Ihre Mutter wohne 100 Kilometer von Odessa entfernt, sämtliche Straßen dorthin seien schon verbarrikadiert gewesen, als Anna und ihr Mann sich auf den Weg machten, um die Kinder dort abzuholen. Dann ging es mit dem Zug weiter nach Lwiw, eine Stadt kurz vor der polnischen Grenze, und von dort aus mit dem Bus nach Berlin. Eigentlich wollen sie noch weiter bis nach London, denn dort hat die Familie Freund*innen. Diese Nacht werden sie aber erst einmal in Berlin verbringen, damit die Kinder sich ausruhen und alle sich waschen können.
Nele, eine der Helfer*innen, hat sich spontan bereit erklärt, Annas Familie bei sich zu Hause zu beherbergen. »Ich habe Zeit und möchte gerne helfen. 2015 habe ich das auch schon gemacht«, sagt Nele. Sie spreche zwar kein Ukrainisch, »aber wir werden uns schon verständigen. Außerdem habe ich auch drei Kinder«, erzählt sie.
Wie es langfristig für Annas Familie weitergehen soll, wissen sie noch nicht. Die Tochter sollte im Herbst in die Schule und der Sohn in den Kindergarten kommen. »Wir wollen Sicherheit für die Kinder und keine Angst haben, dass irgendwo eine Bombe einschlägt. Ich verstehe nicht, warum das alles passiert, warum die Russen das tun«, sagt Anna verzweifelt. Wieder muss sie weinen. Auch Sophia, die Dolmetscherin, hat Tränen in den Augen.
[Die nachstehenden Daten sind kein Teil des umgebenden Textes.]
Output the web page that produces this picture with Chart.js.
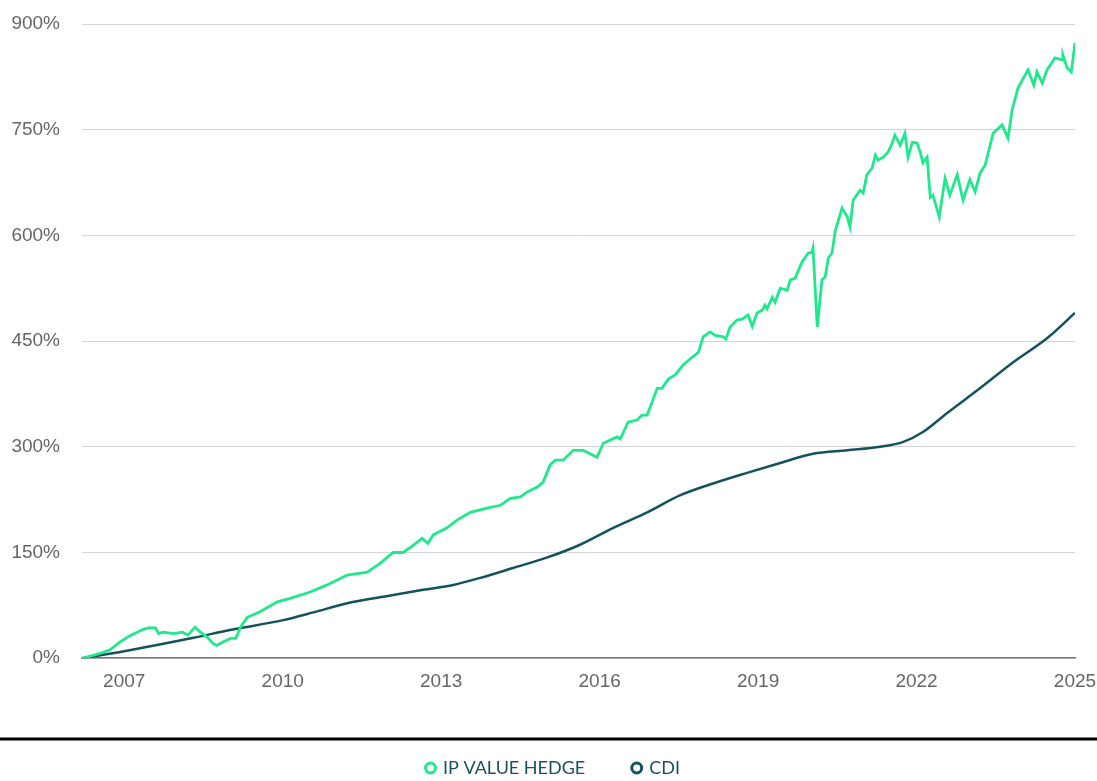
<!DOCTYPE html>
<html>
<head>
<meta charset="utf-8">
<script src="https://cdn.jsdelivr.net/npm/chart.js@4/dist/chart.umd.min.js"></script>
<style>
  html, body { margin: 0; padding: 0; background: #fff; width: 1097px; height: 781px; overflow: hidden; }
  #box { width: 1097px; height: 781px; position: relative; }
</style>
</head>
<body>
<div id="box"><canvas id="returnsChart"></canvas></div>
<script>
// x values are decimal years, y values are cumulative return in %
var hedgeYears = [2006.2, 2006.36, 2006.55, 2006.73, 2006.92, 2007.11, 2007.36, 2007.46, 2007.59, 2007.65, 2007.74,
  2007.93, 2008.1, 2008.21, 2008.34, 2008.44, 2008.57, 2008.68, 2008.75, 2008.87, 2009.01, 2009.11, 2009.2,
  2009.33, 2009.57, 2009.9, 2010.14, 2010.52, 2010.84, 2011.22, 2011.6, 2011.85, 2012.09, 2012.28, 2012.47,
  2012.64, 2012.75, 2012.85, 2013.11, 2013.3, 2013.55, 2013.87, 2014.12, 2014.31, 2014.5, 2014.63, 2014.82,
  2014.93, 2015.06, 2015.16, 2015.31, 2015.5, 2015.69, 2015.82, 2015.95, 2016.07, 2016.33, 2016.39, 2016.54,
  2016.71, 2016.8, 2016.9, 2016.99, 2017.09, 2017.18, 2017.3, 2017.43, 2017.58, 2017.75, 2017.87, 2017.96,
  2018.09, 2018.19, 2018.34, 2018.39, 2018.47, 2018.6, 2018.7, 2018.81, 2018.89, 2018.98, 2019.08, 2019.13,
  2019.17, 2019.27, 2019.32, 2019.42, 2019.55, 2019.61, 2019.7, 2019.83, 2019.95, 2020.02, 2020.04, 2020.12,
  2020.21, 2020.27, 2020.33, 2020.4, 2020.46, 2020.59, 2020.69, 2020.74, 2020.8, 2020.93, 2020.99, 2021.06,
  2021.16, 2021.22, 2021.27, 2021.37, 2021.46, 2021.54, 2021.59, 2021.69, 2021.78, 2021.84, 2021.92, 2022.01,
  2022.07, 2022.12, 2022.2, 2022.26, 2022.31, 2022.43, 2022.54, 2022.63, 2022.77, 2022.88, 2023.01, 2023.11,
  2023.2, 2023.3, 2023.45, 2023.62, 2023.73, 2023.81, 2023.92, 2024.11, 2024.22, 2024.28, 2024.38, 2024.47,
  2024.57, 2024.62, 2024.76, 2024.77, 2024.85, 2024.93, 2025.0];
var hedgeValues = [0, 3, 7, 12, 23, 32, 41, 43, 43, 35, 37,
  35, 37, 33, 44, 37, 30, 21, 18, 23, 28, 28, 44,
  58, 66, 80, 85, 94, 104, 118, 122, 135, 150, 150, 160,
  170, 163, 175, 185, 196, 207, 213, 217, 227, 229, 236, 243,
  250, 274, 281, 281, 295, 295, 290, 285, 305, 314, 311, 335,
  338, 345, 345, 363, 383, 383, 396, 402, 416, 427, 434, 456,
  463, 458, 456, 453, 470, 480, 481, 487, 471, 490, 494, 501,
  496, 512, 505, 525, 522, 537, 539, 562, 575, 576, 582, 470,
  537, 541, 568, 575, 606, 639, 626, 612, 650, 664, 660, 686,
  696, 714, 707, 711, 718, 731, 742, 728, 745, 711, 732, 731,
  718, 703, 711, 654, 657, 626, 681, 657, 686, 650, 679, 662,
  688, 700, 745, 757, 738, 778, 809, 835, 813, 832, 816, 835,
  846, 852, 849, 856, 838, 832, 873];

var cdiYears = [2006.2, 2007.0, 2008.31, 2009.0, 2010.01, 2010.58, 2011.22, 2012.04, 2012.66, 2013.23, 2013.74,
  2014.36, 2015.01, 2015.63, 2016.26, 2016.9, 2017.52, 2018.15, 2018.79, 2019.42, 2020.04, 2020.69, 2021.31,
  2021.75, 2022.12, 2022.58, 2023.2, 2023.83, 2024.47, 2025.0];
var cdiValues = [0, 10, 29, 40, 54, 65, 78, 89, 97, 104, 114,
  128, 143, 161, 185, 207, 231, 248, 263, 277, 290, 295, 300,
  307, 321, 348, 383, 420, 454, 490];

var yearTicks = [2007, 2010, 2013, 2016, 2019, 2022, 2025];
var seriesNames = ['IP VALUE HEDGE', 'CDI'];
var seriesColors = ['#1fe98c', '#14525e'];

function toPoints(xs, ys) {
  return xs.map(function (x, i) { return {x: x, y: ys[i]}; });
}

// keeps the legend short so its items sit near the bottom, and draws the black rule above it
var legendBand = {
  id: 'legendBand',
  beforeLayout: function (chart) {
    var legend = chart.legend;
    if (legend && !legend._patched) {
      var fit = legend.fit;
      legend.fit = function () {
        fit.call(this);
        this.height = 76;
      };
      legend._patched = true;
    }
  },
  afterDraw: function (chart) {
    var ctx = chart.ctx;
    var y = chart.legend.top + 34;
    ctx.save();
    ctx.strokeStyle = '#000';
    ctx.lineWidth = 3;
    ctx.beginPath();
    ctx.moveTo(0, y);
    ctx.lineTo(chart.width, y);
    ctx.stroke();
    ctx.restore();
  }
};

var lineData = {
  datasets: [{
    label: seriesNames[0],
    data: toPoints(hedgeYears, hedgeValues),
    borderColor: seriesColors[0],
    backgroundColor: '#fff',
    borderWidth: 2.8,
    pointRadius: 0,
    pointBackgroundColor: '#fff',
    pointBorderColor: seriesColors[0],
    pointBorderWidth: 3,
    tension: 0
  }, {
    label: seriesNames[1],
    data: toPoints(cdiYears, cdiValues),
    borderColor: seriesColors[1],
    backgroundColor: '#fff',
    borderWidth: 2.5,
    pointRadius: 0,
    pointBackgroundColor: '#fff',
    pointBorderColor: seriesColors[1],
    pointBorderWidth: 3,
    cubicInterpolationMode: 'monotone'
  }]
};

var lineOptions = {
  responsive: true,
  maintainAspectRatio: false,
  animation: false,
  layout: { padding: { top: 24, left: 10, right: 0, bottom: 0 } },
  plugins: {
    tooltip: { enabled: false },
    legend: {
      position: 'bottom',
      title: { display: true, text: ' ', font: { size: 6, lineHeight: 1 }, padding: 0 },
      labels: {
        usePointStyle: true,
        pointStyle: 'circle',
        boxWidth: 7,
        boxHeight: 7,
        padding: 48,
        color: '#1d4f5c',
        font: { family: 'Lato', size: 18 }
      }
    }
  },
  scales: {
    x: {
      type: 'linear',
      min: 2006.2,
      max: 2025,
      afterBuildTicks: function (axis) {
        axis.ticks = yearTicks.map(function (v) { return {value: v}; });
      },
      afterFit: function (axis) {
        axis.paddingLeft = 0;
        axis.paddingRight = 22;
      },
      grid: { display: false, drawTicks: false },
      border: { display: true, color: '#777', width: 1.5 },
      ticks: {
        padding: 12,
        color: '#666',
        maxRotation: 0,
        font: { family: 'Liberation Sans', size: 19 },
        callback: function (v) { return String(v); }
      }
    },
    y: {
      min: 0,
      max: 900,
      afterFit: function (scale) {
        scale.width = 72;
        scale.paddingTop = 0;
        scale.paddingBottom = 0;
      },
      grid: { color: '#d4d4d4', lineWidth: 1, drawTicks: false },
      border: { display: false },
      ticks: {
        stepSize: 150,
        padding: 22,
        color: '#666',
        font: { family: 'Liberation Sans', size: 19 },
        callback: function (v) { return v + '%'; }
      }
    }
  }
};

var ctx_returns = document.getElementById('returnsChart').getContext('2d');
var returnsChart = new Chart(ctx_returns, {type: 'line', data: lineData, options: lineOptions, plugins: [legendBand]});
</script>
</body>
</html>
Sophias Eltern kommen ebenfalls aus der Ukraine, sie fühlt sich mit dem Land und den Menschen dort verbunden. In ihren Haaren steckt eine blau-gelbe Schleife, die Farben der ukrainischen Flagge. »Ich hätte eigentlich ein Praktikum in der Uni gehabt, aber ich kann gerade gar nicht an Uni denken. Deshalb habe ich abgesagt und bin stattdessen hierher gekommen«, erzählt sie. »Ich will helfen.«
Allein am Dienstagabend sind 1300 Geflüchtete aus der Ukraine in Berlin angekommen. Die Deutsche Bahn ermöglicht ihnen, kostenlos alle Fernzüge von Polen nach Deutschland zu nutzen. Die Willkommensstation am ZOB wurde am Montag von Privatpersonen gestartet. »Wir versuchen herauszufinden, wo die Menschen hinwollen, wie sie am besten weiterreisen und organisieren Autos und Taxis zum Hauptbahnhof«, erzählt Dome, der die Initiative mitorganisiert hat. Vor allem sollen die Geflüchteten sich sicher fühlen und etwas zu essen bekommen. Dafür werden Lebensmittel- und Sachspenden gesammelt und weiterverteilt.
Besonders schwierig sei die Situation für Menschen, die in der Ukraine schon als Geflüchtete gelebt haben. Dome erzählt von einem Pakistani, der ohne Papiere ankam und traumatisiert zu sein schien. »Wir haben erst mal nichts aus ihm herausbekommen. Aber dann erfuhren wir, dass er Freunde in Dresden hat und konnten ihn weitervermitteln«, sagt Dome. So schwierig die Situation für die Geflüchteten auch sei - hier gebe es trotzdem viele kleine Erfolgserlebnisse.